** Start of Data shown **
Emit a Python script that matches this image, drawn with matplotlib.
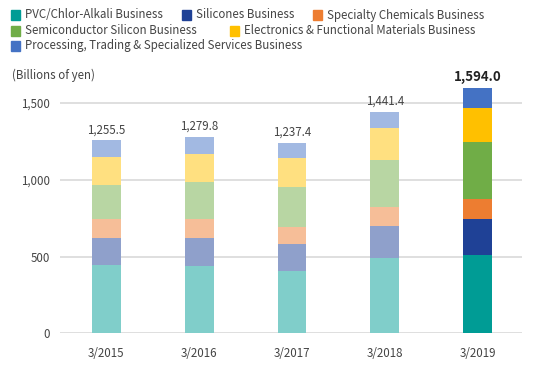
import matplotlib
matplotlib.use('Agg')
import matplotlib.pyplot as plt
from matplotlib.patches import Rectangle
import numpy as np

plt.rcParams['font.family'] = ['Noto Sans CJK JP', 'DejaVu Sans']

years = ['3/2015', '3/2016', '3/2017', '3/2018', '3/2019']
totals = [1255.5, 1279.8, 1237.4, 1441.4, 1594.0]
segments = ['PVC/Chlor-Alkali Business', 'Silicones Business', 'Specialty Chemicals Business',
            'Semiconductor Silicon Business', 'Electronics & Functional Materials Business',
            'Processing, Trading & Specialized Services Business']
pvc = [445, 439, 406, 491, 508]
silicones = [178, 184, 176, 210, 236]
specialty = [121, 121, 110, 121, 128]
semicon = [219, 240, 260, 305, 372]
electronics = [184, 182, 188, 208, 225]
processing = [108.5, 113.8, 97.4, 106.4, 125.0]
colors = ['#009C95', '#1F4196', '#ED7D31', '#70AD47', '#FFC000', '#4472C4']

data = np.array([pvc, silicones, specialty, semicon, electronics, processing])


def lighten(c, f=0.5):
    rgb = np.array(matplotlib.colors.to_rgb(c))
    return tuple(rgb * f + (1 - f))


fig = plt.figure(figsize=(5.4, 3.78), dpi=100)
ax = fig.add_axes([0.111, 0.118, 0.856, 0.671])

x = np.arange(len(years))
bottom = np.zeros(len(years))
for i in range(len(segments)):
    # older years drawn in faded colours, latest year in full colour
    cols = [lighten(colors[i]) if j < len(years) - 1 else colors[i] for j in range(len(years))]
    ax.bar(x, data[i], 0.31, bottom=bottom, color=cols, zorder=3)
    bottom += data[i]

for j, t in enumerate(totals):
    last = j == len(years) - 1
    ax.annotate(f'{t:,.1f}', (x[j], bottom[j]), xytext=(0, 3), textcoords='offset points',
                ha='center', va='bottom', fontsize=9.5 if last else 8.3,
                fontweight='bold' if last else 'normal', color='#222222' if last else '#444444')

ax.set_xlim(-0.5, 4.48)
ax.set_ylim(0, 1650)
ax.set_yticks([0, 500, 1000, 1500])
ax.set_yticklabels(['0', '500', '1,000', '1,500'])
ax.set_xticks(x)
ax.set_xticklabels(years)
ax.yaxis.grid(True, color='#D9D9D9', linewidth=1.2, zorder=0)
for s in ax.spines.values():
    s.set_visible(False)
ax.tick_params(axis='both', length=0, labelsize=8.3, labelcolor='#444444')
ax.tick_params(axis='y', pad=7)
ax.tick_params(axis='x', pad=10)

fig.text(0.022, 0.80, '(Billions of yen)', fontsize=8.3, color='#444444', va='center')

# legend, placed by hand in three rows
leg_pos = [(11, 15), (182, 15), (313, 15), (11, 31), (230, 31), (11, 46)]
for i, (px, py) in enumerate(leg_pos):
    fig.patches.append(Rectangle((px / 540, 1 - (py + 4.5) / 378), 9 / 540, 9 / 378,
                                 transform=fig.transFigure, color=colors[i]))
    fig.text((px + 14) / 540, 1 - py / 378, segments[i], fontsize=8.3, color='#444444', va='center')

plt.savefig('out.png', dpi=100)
** End of Data shown **
**Work to complete:**
Only the lines from the start of the material through the line containing "return tuple(rgb * f + (1 - f))" should be transcribed. Pictures stay out.

**Response to the task:**
Emit a Python script that matches this image, drawn with matplotlib.
import matplotlib
matplotlib.use('Agg')
import matplotlib.pyplot as plt
from matplotlib.patches import Rectangle
import numpy as np

plt.rcParams['font.family'] = ['Noto Sans CJK JP', 'DejaVu Sans']

years = ['3/2015', '3/2016', '3/2017', '3/2018', '3/2019']
totals = [1255.5, 1279.8, 1237.4, 1441.4, 1594.0]
segments = ['PVC/Chlor-Alkali Business', 'Silicones Business', 'Specialty Chemicals Business',
            'Semiconductor Silicon Business', 'Electronics & Functional Materials Business',
            'Processing, Trading & Specialized Services Business']
pvc = [445, 439, 406, 491, 508]
silicones = [178, 184, 176, 210, 236]
specialty = [121, 121, 110, 121, 128]
semicon = [219, 240, 260, 305, 372]
electronics = [184, 182, 188, 208, 225]
processing = [108.5, 113.8, 97.4, 106.4, 125.0]
colors = ['#009C95', '#1F4196', '#ED7D31', '#70AD47', '#FFC000', '#4472C4']

data = np.array([pvc, silicones, specialty, semicon, electronics, processing])


def lighten(c, f=0.5):
    rgb = np.array(matplotlib.colors.to_rgb(c))
    return tuple(rgb * f + (1 - f))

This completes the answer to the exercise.